La lectura de un texto provoca al lector, enfrentándolo a sus prejuicios y mitos asumidos, desde una distancia cuya perturbación solo puede obtener acomodación definitiva por la cercanía de su intimidad. Es la paradoja esencial que todos los lectores sentimos, aunque sea diferente la manera de explicarnos. Incluso cuando no lo hacemos, que es una manera contundente de explicarlo todo, aunque sin el riesgo y el roce con la más que probable desentonación de los matices.
John Berger lo dice en “El cuaderno de Bento” de una manera, que a mí me parece hecha con la precisión y la elegancia de un óptico, Bento talmente: “La perturbación de las distancias. Una perturbación a la que sólo se puede acomodar uno adoptando una visión aérea, conforme a la cual los kilómetros se transforman en milímetros, pero el tamaño del corazón no se reduce nunca”

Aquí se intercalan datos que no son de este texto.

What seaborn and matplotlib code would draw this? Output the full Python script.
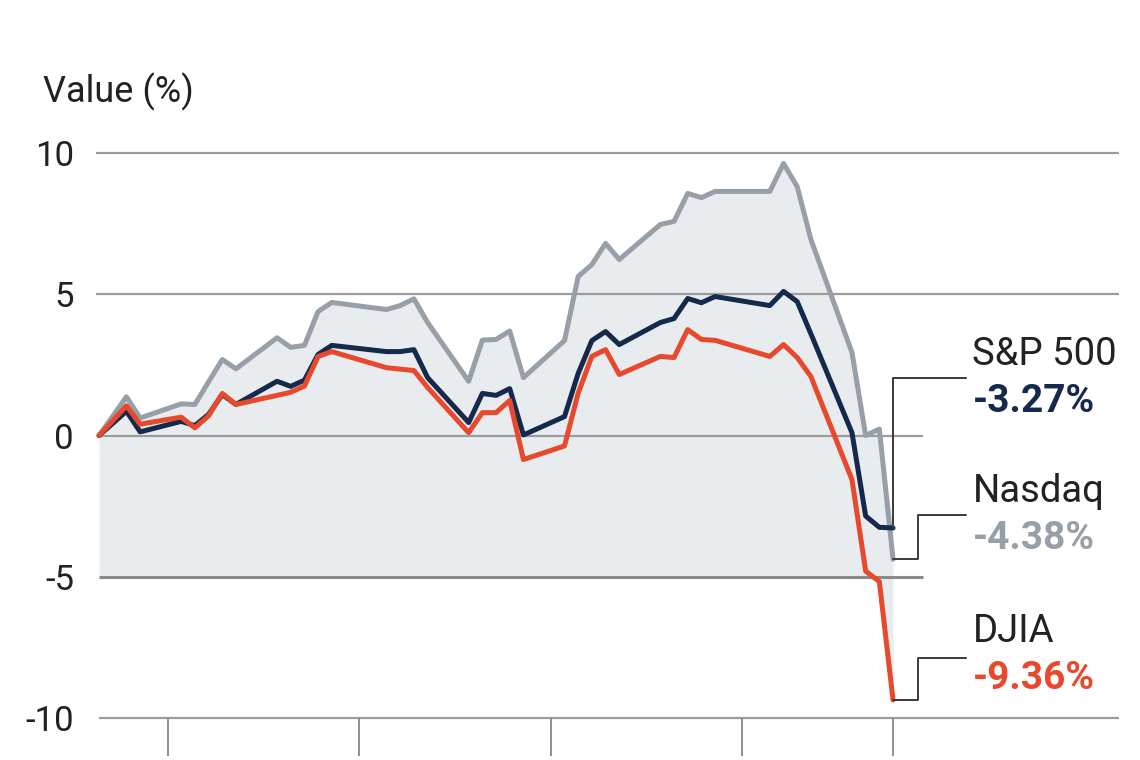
import numpy as np
import pandas as pd
import matplotlib
matplotlib.use('Agg')
import matplotlib.pyplot as plt
import seaborn as sns

# 데이터
days = [0, 2, 3, 6, 7, 8, 9, 10, 13, 14, 15, 16, 17, 21, 22, 23, 24, 27, 28, 29,
        30, 31, 34, 35, 36, 37, 38, 41, 42, 43, 44, 45, 49, 50, 51, 52, 55, 56, 57, 58]
nasdaq = [0, 1.37, 0.62, 1.12, 1.1, 1.9, 2.69, 2.36, 3.46, 3.12, 3.19, 4.39, 4.71, 4.46,
          4.6, 4.84, 4.0, 1.92, 3.38, 3.4, 3.7, 2.05, 3.36, 5.63, 6.05, 6.8, 6.23, 7.47,
          7.58, 8.57, 8.42, 8.64, 8.64, 9.63, 8.81, 6.94, 2.94, 0.0, 0.23, -4.38]
sp500 = [0, 0.86, 0.13, 0.5, 0.35, 0.75, 1.45, 1.1, 1.92, 1.74, 1.96, 2.87, 3.19, 2.97,
         2.97, 3.04, 2.05, 0.46, 1.49, 1.42, 1.66, 0.02, 0.67, 2.2, 3.36, 3.68, 3.22, 4.0,
         4.14, 4.85, 4.7, 4.92, 4.6, 5.1, 4.74, 3.6, 0.1, -2.85, -3.25, -3.27]
djia = [0, 1.05, 0.4, 0.65, 0.27, 0.7, 1.49, 1.1, 1.42, 1.53, 1.75, 2.8, 2.97, 2.4,
        2.35, 2.3, 1.7, 0.1, 0.81, 0.81, 1.24, -0.85, -0.37, 1.5, 2.8, 3.04, 2.16, 2.8,
        2.76, 3.75, 3.4, 3.37, 2.8, 3.22, 2.76, 2.09, -1.56, -4.8, -5.17, -9.36]

series_names = ['Nasdaq', 'S&P 500', 'DJIA']
series_colors = {'Nasdaq': '#979fa8', 'S&P 500': '#14294c', 'DJIA': '#e8482b'}
final_labels = ['-3.27%', '-4.38%', '-9.36%']   # S&P, Nasdaq, DJIA
y_ticks = [-10, -5, 0, 5, 10]
y_tick_labels = ['-10', '-5', '0', '5', '10']
x_ticks = [5, 19, 33, 47, 58]

df = pd.DataFrame({'day': days * 3,
                   'value': nasdaq + sp500 + djia,
                   'index': ['Nasdaq'] * len(days) + ['S&P 500'] * len(days) + ['DJIA'] * len(days)})

sns.set_theme(style='white')
plt.rcParams['font.family'] = ['Roboto', 'DejaVu Sans']

fig = plt.figure(figsize=(11.4, 7.6), dpi=100)
ax = fig.add_axes([0.0845, 0.0478, 0.897, 0.7583])

x_lo, x_hi = -0.2, 74.5
ax.set_xlim(x_lo, x_hi)
ax.set_ylim(-10.2, 10.2)

# 배경 음영
upper = np.maximum(np.maximum(nasdaq, sp500), djia)
lower = np.minimum(djia, -5)
ax.fill_between(days, upper, lower, color='#e9ecef', lw=0, zorder=1)

# 가로 격자선
ax.hlines([10, 5], x_lo, x_hi, color='#9c9c9c', lw=1.6, zorder=2)
ax.hlines([0], 0, 60.2, color='#9c9c9c', lw=1.6, zorder=2)
ax.hlines([-5], 0, 60.2, color='#8a8a8a', lw=2.2, zorder=2)
ax.hlines([-10], 0, x_hi, color='#9c9c9c', lw=1.6, zorder=2)
# 아래 눈금
ax.vlines(x_ticks, -10, -11.35, color='#8f8f8f', lw=1.4, clip_on=False)

sns.lineplot(data=df, x='day', y='value', hue='index', hue_order=series_names,
             palette=series_colors, linewidth=3.6, legend=False, ax=ax, zorder=3,
             estimator=None, sort=False)

# 오른쪽 라벨과 연결선
lab_x = 63.8
conn_end = 63.3
line_kw = dict(color='#3a3a3a', lw=1.4, clip_on=False, zorder=4)
# S&P 500
ax.plot([days[-1], days[-1], conn_end], [sp500[-1], 2.02, 2.02], **line_kw)
# Nasdaq
ax.plot([days[-1], 59.8, 59.8, conn_end], [nasdaq[-1], nasdaq[-1], -2.8, -2.8], **line_kw)
# DJIA
ax.plot([days[-1], 59.8, 59.8, conn_end], [djia[-1], djia[-1], -7.86, -7.86], **line_kw)

name_y = [2.87, -1.98, -6.94]
val_y = [1.2, -3.65, -8.6]
order = ['S&P 500', 'Nasdaq', 'DJIA']
for name, ny, vy, txt in zip(order, name_y, val_y, final_labels):
    ax.text(lab_x, ny, name, fontsize=27.5, color='#222222', va='center', ha='left')
    ax.text(lab_x, vy, txt, fontsize=28, fontweight='bold', color=series_colors[name],
            va='center', ha='left')

ax.set_yticks(y_ticks)
ax.set_yticklabels(y_tick_labels)
ax.set_xticks([])
ax.tick_params(axis='y', length=0, pad=16, labelsize=25, labelcolor='#222222')
ax.set_xlabel('')
ax.set_ylabel('')
for s in ax.spines.values():
    s.set_visible(False)
ax.patch.set_alpha(0)

fig.text(43 / 1140, 1 - 92 / 760, 'Value (%)', fontsize=26, color='#222222', va='center', ha='left')

fig.savefig('out.png', dpi=100)
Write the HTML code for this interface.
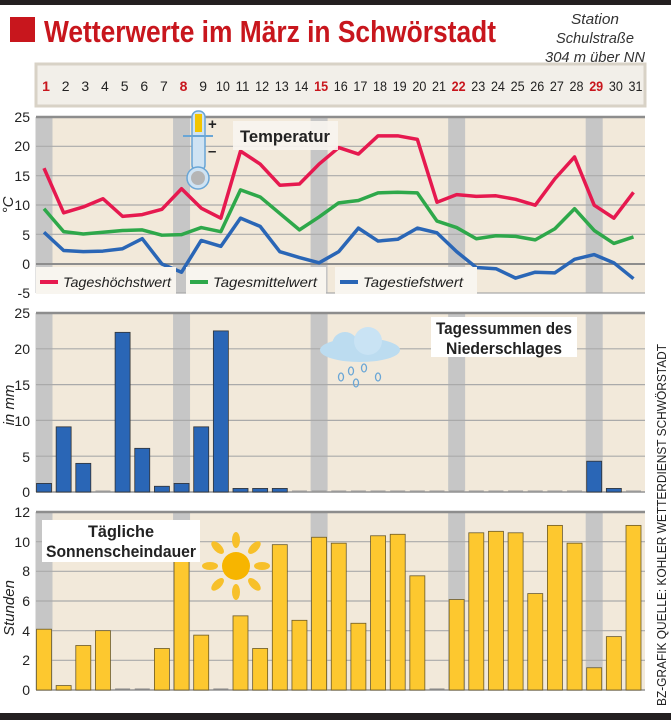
<!DOCTYPE html>
<html><head><meta charset="utf-8"><style>
body{margin:0;background:#fff;width:671px;height:720px;overflow:hidden}
svg{display:block}
text{font-family:"Liberation Sans",sans-serif}
</style></head><body>
<svg id="s" width="671" height="720" viewBox="0 0 671 720">
<rect x="0" y="0" width="671" height="5" fill="#231f20"/>
<rect x="0" y="713" width="671" height="7" fill="#231f20"/>
<rect x="10" y="17" width="25" height="25" fill="#c8161d"/>
<text x="44" y="42" font-size="31" font-weight="bold" fill="#c8161d" textLength="452" lengthAdjust="spacingAndGlyphs">Wetterwerte im März in Schwörstadt</text>
<text x="595" y="24" font-size="15" font-style="italic" fill="#333" text-anchor="middle" textLength="48" lengthAdjust="spacingAndGlyphs">Station</text>
<text x="595" y="43" font-size="15" font-style="italic" fill="#333" text-anchor="middle" textLength="78" lengthAdjust="spacingAndGlyphs">Schulstraße</text>
<text x="595" y="62" font-size="15" font-style="italic" fill="#333" text-anchor="middle" textLength="100" lengthAdjust="spacingAndGlyphs">304 m über NN</text>
<rect x="36" y="64" width="609" height="42" fill="#f2efe9" stroke="#d8d2c6" stroke-width="3"/>
<g id="days" font-size="14" text-anchor="middle" fill="#222"></g>
<g id="plots"></g>
<g font-size="14" fill="#222" text-anchor="end">
<text x="30" y="122">25</text><text x="30" y="151">20</text><text x="30" y="181">15</text><text x="30" y="210">10</text><text x="30" y="240">5</text><text x="30" y="269">0</text><text x="30" y="298">-5</text>
<text x="30" y="318">25</text><text x="30" y="354">20</text><text x="30" y="390">15</text><text x="30" y="426">10</text><text x="30" y="462">5</text><text x="30" y="497">0</text>
<text x="30" y="517">12</text><text x="30" y="547">10</text><text x="30" y="576">8</text><text x="30" y="606">6</text><text x="30" y="636">4</text><text x="30" y="665">2</text><text x="30" y="695">0</text>
</g>
<text transform="translate(13,205) rotate(-90)" font-size="15" font-style="italic" fill="#222" text-anchor="middle">°C</text>
<text transform="translate(14,405) rotate(-90)" font-size="15" font-style="italic" fill="#222" text-anchor="middle">in mm</text>
<text transform="translate(14,608) rotate(-90)" font-size="15" font-style="italic" fill="#222" text-anchor="middle">Stunden</text>
<text transform="translate(666,525) rotate(-90)" font-family="Liberation Serif" font-size="13" fill="#222" text-anchor="middle" textLength="362" lengthAdjust="spacingAndGlyphs">BZ-GRAFIK   QUELLE: KOHLER WETTERDIENST SCHWÖRSTADT</text>
<rect x="233" y="121" width="105" height="29" fill="#f8f5ef" opacity="0.9"/>
<text x="285" y="142" font-size="17" font-weight="bold" fill="#222" text-anchor="middle" textLength="90" lengthAdjust="spacingAndGlyphs">Temperatur</text>
<g>
<rect x="192" y="111" width="13" height="60" rx="6" fill="#cfe3f3" stroke="#6aa6d6" stroke-width="1.5"/>
<rect x="195" y="114" width="7" height="18" fill="#f2c500"/>
<line x1="183" y1="136" x2="213" y2="136" stroke="#6aa6d6" stroke-width="2"/>
<circle cx="198" cy="178" r="11" fill="#cfe3f3" stroke="#6aa6d6" stroke-width="1.5"/>
<circle cx="198" cy="178" r="7" fill="#b5b5b5"/>
<text x="208" y="129" font-size="15" font-weight="bold" fill="#222">+</text>
<text x="208" y="156" font-size="15" font-weight="bold" fill="#222">–</text>
</g>
<rect x="36" y="267" width="140" height="27" fill="#f8f5ef"/>
<rect x="186" y="267" width="140" height="27" fill="#f8f5ef"/>
<rect x="335" y="267" width="142" height="27" fill="#f8f5ef"/>
<line x1="40" y1="282" x2="58" y2="282" stroke="#e6194f" stroke-width="4"/>
<line x1="190" y1="282" x2="208" y2="282" stroke="#2ea84a" stroke-width="4"/>
<line x1="340" y1="282" x2="358" y2="282" stroke="#2a66b6" stroke-width="4"/>
<g font-size="14" font-style="italic" fill="#222">
<text x="63" y="287" textLength="108" lengthAdjust="spacingAndGlyphs">Tageshöchstwert</text><text x="213" y="287" textLength="104" lengthAdjust="spacingAndGlyphs">Tagesmittelwert</text><text x="363" y="287" textLength="100" lengthAdjust="spacingAndGlyphs">Tagestiefstwert</text></g>
<rect x="431" y="317" width="146" height="40" fill="#fff"/>
<text x="504" y="334" font-size="17" font-weight="bold" fill="#222" text-anchor="middle" textLength="136" lengthAdjust="spacingAndGlyphs">Tagessummen des</text>
<text x="504" y="354" font-size="17" font-weight="bold" fill="#222" text-anchor="middle" textLength="116" lengthAdjust="spacingAndGlyphs">Niederschlages</text>
<g>
<ellipse cx="360" cy="350" rx="40" ry="12" fill="#bcdcf0"/>
<circle cx="345" cy="345" r="13" fill="#bcdcf0"/><circle cx="368" cy="341" r="14" fill="#c9e3f4"/>
<g fill="none" stroke="#6aa6d6" stroke-width="1.3"><ellipse cx="351" cy="371" rx="2.5" ry="4"/><ellipse cx="364" cy="368" rx="2.5" ry="4"/><ellipse cx="356" cy="383" rx="2.5" ry="4"/><ellipse cx="378" cy="377" rx="2.5" ry="4"/><ellipse cx="341" cy="377" rx="2.5" ry="4"/></g>
</g>
<rect x="42" y="520" width="158" height="42" fill="#fff"/>
<text x="121" y="537" font-size="17" font-weight="bold" fill="#222" text-anchor="middle" textLength="66" lengthAdjust="spacingAndGlyphs">Tägliche</text>
<text x="121" y="557" font-size="17" font-weight="bold" fill="#222" text-anchor="middle" textLength="150" lengthAdjust="spacingAndGlyphs">Sonnenscheindauer</text>
<g id="sun"></g>
</svg>
<script>
const N="http://www.w3.org/2000/svg";
function el(t,a,p){const e=document.createElementNS(N,t);for(const k in a)e.setAttribute(k,a[k]);(p||document.getElementById('plots')).appendChild(e);return e;}
const X=d=>44+19.65*(d-1);
const red=[1,8,15,22,29];
const days=document.getElementById('days');
for(let d=1;d<=31;d++){const t=document.createElementNS(N,'text');t.setAttribute('x',X(d)+2);t.setAttribute('y',91);t.textContent=d;if(d>=10){t.setAttribute('textLength',14);t.setAttribute('lengthAdjust','spacingAndGlyphs');}if(red.includes(d)){t.setAttribute('fill','#c8161d');t.setAttribute('font-weight','bold');}days.appendChild(t);}
function panel(top,bot,steps){el('rect',{x:36,y:top,width:609,height:bot-top,fill:'#f2e9da'});
 red.forEach(d=>el('rect',{x:X(d)-8.5,y:top,width:17,height:bot-top,fill:'#c6c6c6'}));
 for(let i=0;i<=steps;i++){const y=top+(bot-top)*i/steps;el('line',{x1:36,x2:645,y1:y,y2:y,stroke:i==0?'#8d8d8d':'#aaa','stroke-width':i==0?2.5:1.2});}}
panel(117,293,6);
el('line',{x1:36,x2:645,y1:264,y2:264,stroke:'#8d8d8d','stroke-width':2});
panel(313,492,5);panel(512,690,6);
el('line',{x1:36,x2:645,y1:492,y2:492,stroke:'#999','stroke-width':1.5});
el('line',{x1:36,x2:645,y1:690,y2:690,stroke:'#999','stroke-width':1.5});
const mx=[16.3,8.7,9.7,11.1,8.1,8.4,9.3,12.8,9.5,7.8,19.2,17,13.4,13.6,17,19.8,18.7,21.8,21.8,21.2,10.5,11.8,11.5,11.6,11,10,14.5,18.2,10,7.8,12.2];
const me=[9.4,5.5,5.1,5.4,5.7,5.8,4.9,5,6.2,5.5,12.6,11.4,8.6,5.8,8,10.4,10.8,12.1,12.2,12.1,7.3,6.2,4.3,4.8,4.7,4.1,6,9.4,5.7,3.5,4.6];
const mn=[5.4,2.3,2.1,2.2,2.6,4.3,0,-1.4,4,3,7.8,6.4,2.1,1.1,0.2,2.1,6.1,3.9,4.2,6.1,5.3,2.1,-0.6,-0.8,-2.4,-1.4,-1.5,0.8,1.6,0.2,-2.5];
const TY=v=>264-v*5.88;
[[mn,'#2a66b6'],[me,'#2ea84a'],[mx,'#e6194f']].forEach(([a,c])=>el('polyline',{points:a.map((v,i)=>X(i+1)+','+TY(v)).join(' '),fill:'none',stroke:c,'stroke-width':3.5,'stroke-linejoin':'round'}));
const rain=[1.2,9.1,4,0.1,22.3,6.1,0.8,1.2,9.1,22.5,0.5,0.5,0.5,0.1,0.1,0.1,0.1,0.1,0.1,0.1,0.1,0.1,0.1,0.1,0.1,0.1,0.1,0.1,4.3,0.5,0.1];
rain.forEach((v,i)=>{const h=Math.max(v*7.16,1.5);el('rect',{x:X(i+1)-7.5,y:492-h,width:15,height:h,fill:v<0.2?'#999':'#2a66b6',stroke:'#333','stroke-width':v<0.2?0:0.8});});
const sun=[4.1,0.3,3.0,4.0,0,0,2.8,8.7,3.7,0,5.0,2.8,9.8,4.7,10.3,9.9,4.5,10.4,10.5,7.7,0,6.1,10.6,10.7,10.6,6.5,11.1,9.9,1.5,3.6,11.1];
sun.forEach((v,i)=>{const h=Math.max(v*14.83,1.5);el('rect',{x:X(i+1)-7.5,y:690-h,width:15,height:h,fill:v==0?'#888':'#fdc82f',stroke:'#6b5a2a','stroke-width':v==0?0:0.8});});
const s=document.getElementById('s');const p=document.getElementById('plots');s.insertBefore(p,s.children[7]);
const sg=document.getElementById('sun');
el('circle',{cx:236,cy:566,r:14,fill:'#f7b500'},sg);
for(let k=0;k<8;k++){const a=k*Math.PI/4;el('ellipse',{cx:236+26*Math.cos(a),cy:566+26*Math.sin(a),rx:4,ry:8,fill:'#f7c02a',transform:`rotate(${k*45+90} ${236+26*Math.cos(a)} ${566+26*Math.sin(a)})`},sg);}
</script>
</body></html>
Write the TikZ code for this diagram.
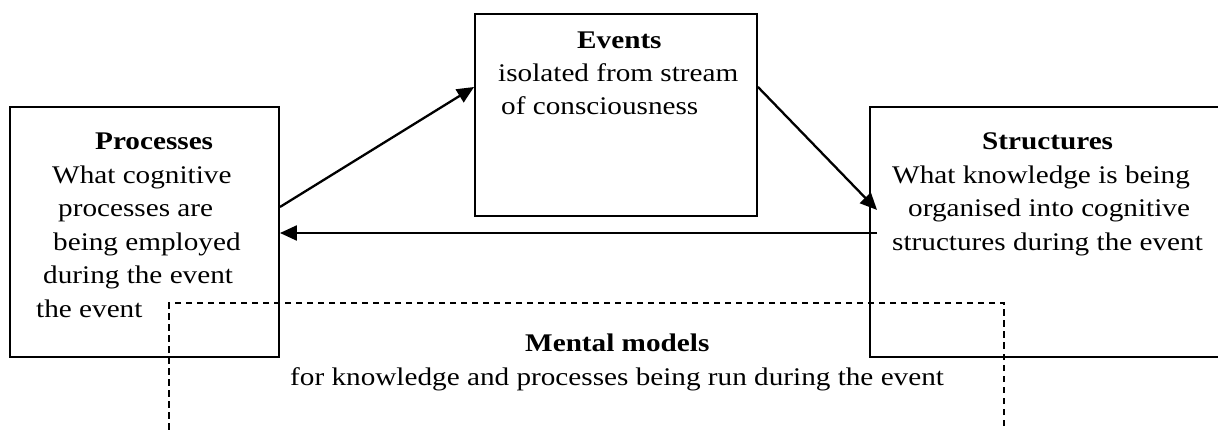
\documentclass[tikz,border=0pt]{standalone}
\usepackage{fontspec}
\setmainfont{Liberation Serif}[FakeStretch=1.15]
\usetikzlibrary{arrows.meta}

\tikzset{
  box/.style={draw=black, line width=1.9pt, rectangle, inner sep=0pt},
  dashbox/.style={draw=black, line width=1.4pt, dash pattern=on 6.5pt off 4.5pt, rectangle, inner sep=0pt},
  txt/.style={inner sep=0pt, anchor=base west, font=\fontsize{25.4}{33}\selectfont},
  head/.style={txt, font=\fontsize{25.4}{33}\selectfont\bfseries},
  link/.style={line width=2.3pt, -{Triangle[length=17pt,width=15pt]}}
}

\begin{document}
\begin{tikzpicture}[x=1pt, y=-1pt]
  \useasboundingbox (0,0) rectangle (1218,430);
  \clip (0,0) rectangle (1218,430);

  % the three solid boxes
  \node[box, minimum width=269pt, minimum height=250pt] (proc) at (144.5,232) {};
  \node[box, minimum width=282pt, minimum height=202pt] (ev)   at (616,115) {};
  \node[box, minimum width=370pt, minimum height=250pt] (str)  at (1055,232) {};

  % dashed box for mental models, running off the lower edge
  \node[dashbox, minimum width=835pt, minimum height=157pt] (mm) at (586.5,381.5) {};

  % Processes text
  \node[head] (p0) at (95,150)  {Processes};
  \node[txt]  (p1) at (52,183.5) {What cognitive};
  \node[txt]  (p2) at (58,217)  {processes are};
  \node[txt]  (p3) at (53,250.5) {being employed};
  \node[txt]  (p4) at (43,284)  {during the event};
  \node[txt]  (p5) at (36,317.5) {the event};

  % Events text
  \node[head] (e0) at (577,49)  {Events};
  \node[txt]  (e1) at (498,82)  {isolated from stream};
  \node[txt]  (e2) at (501,115) {of consciousness};

  % Structures text
  \node[head] (s0) at (982,150)  {Structures};
  \node[txt]  (s1) at (892,183.5) {What knowledge is being};
  \node[txt]  (s2) at (908,217)  {organised into cognitive};
  \node[txt]  (s3) at (892,250.5) {structures during the event};

  % Mental models text
  \node[head] (m0) at (525,352) {Mental models};
  \node[txt]  (m1) at (290,385) {for knowledge and processes being run during the event};

  % connectors
  \draw[link] ([yshift=25pt]proc.east) -- ([yshift=28pt]ev.west);
  \draw[link] ([yshift=28pt]ev.east) -- ([xshift=8pt,yshift=22pt]str.west);
  \draw[link] ([xshift=8pt,yshift=-1pt]str.west) -- ([yshift=-1pt]proc.east);
\end{tikzpicture}
\end{document}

Me viene esto a la cabeza debido a que el otro día estaba sentado con mi mujer en un terraza, cuando se acercó una compañera de su trabajo. Se sentó a nuestro lado y después de los parabienes de cortesía nos dijo: me la ha comprado, al fin, mi hija me la ha regalado para mi cumpleaños. Era una iPad. Así puedo llevar todos los libros conmigo sin que me molesten, ni que me pesen, dijo emocionada a continuación. Y que libros llevas, le pregunté. De los míos, ya sabes, de los que yo leo. Me respondió, como pidiendo disculpas.
No sé la distancia que pueden determinar con su lenguaje los narradores de aquellos textos, y si es mas angulosa, escarpada u oscura que la que definen los narradores a los que yo me acerco. Lo que no me cabe ninguna duda es que el tamaño del corazón de esa mujer y el mío no se reducen nunca. Y que vengan de donde vengan las historias que nos explican nuestros respectivos narradores, a él se han de remitir lo que transmite siempre su forma de hacer literatura, que en todos los casos es algo enormemente arcaico, primitivo, originario e imprescindible. Sea esa forma más o menos sofisticada, más o menos grotesca.
Todos los lectores leemos porque queremos salir del ámbito cerrado de nuestras limitadas experiencias. Cada cual quiere salir del ámbito de si mismo. Pero, al mismo tiempo, todos necesitamos mitigar los efectos perturbadores de la distancia a que esa necesidad nos obliga (salir de uno mismo es el viaje mas largo y enigmático posible), y que nos viene impuesta por lo que nos cuentan los diferentes narradores. Todos necesitamos acoger esas experiencias, de nuevo, en la cercanía de nuestra intimidad, donde florecen con toda la fuerza enormes posibilidades nunca antes imaginadas, con sus matices y sus más penetrantes y oscuras perspectivas. En fin, todos necesitamos religarnos (de religare, de religión), lo creamos o no, después de lo que hemos leído. Después del agotador viaje fuera de uno mismo. Leamos a Proust o sigamos los interminables capítulos de los folletines televisivos o literarios. O no leamos nunca. Los que no leen nunca, igualmente leen, pero no bajo los auspicios de los renglones impuestos por la letra impresa.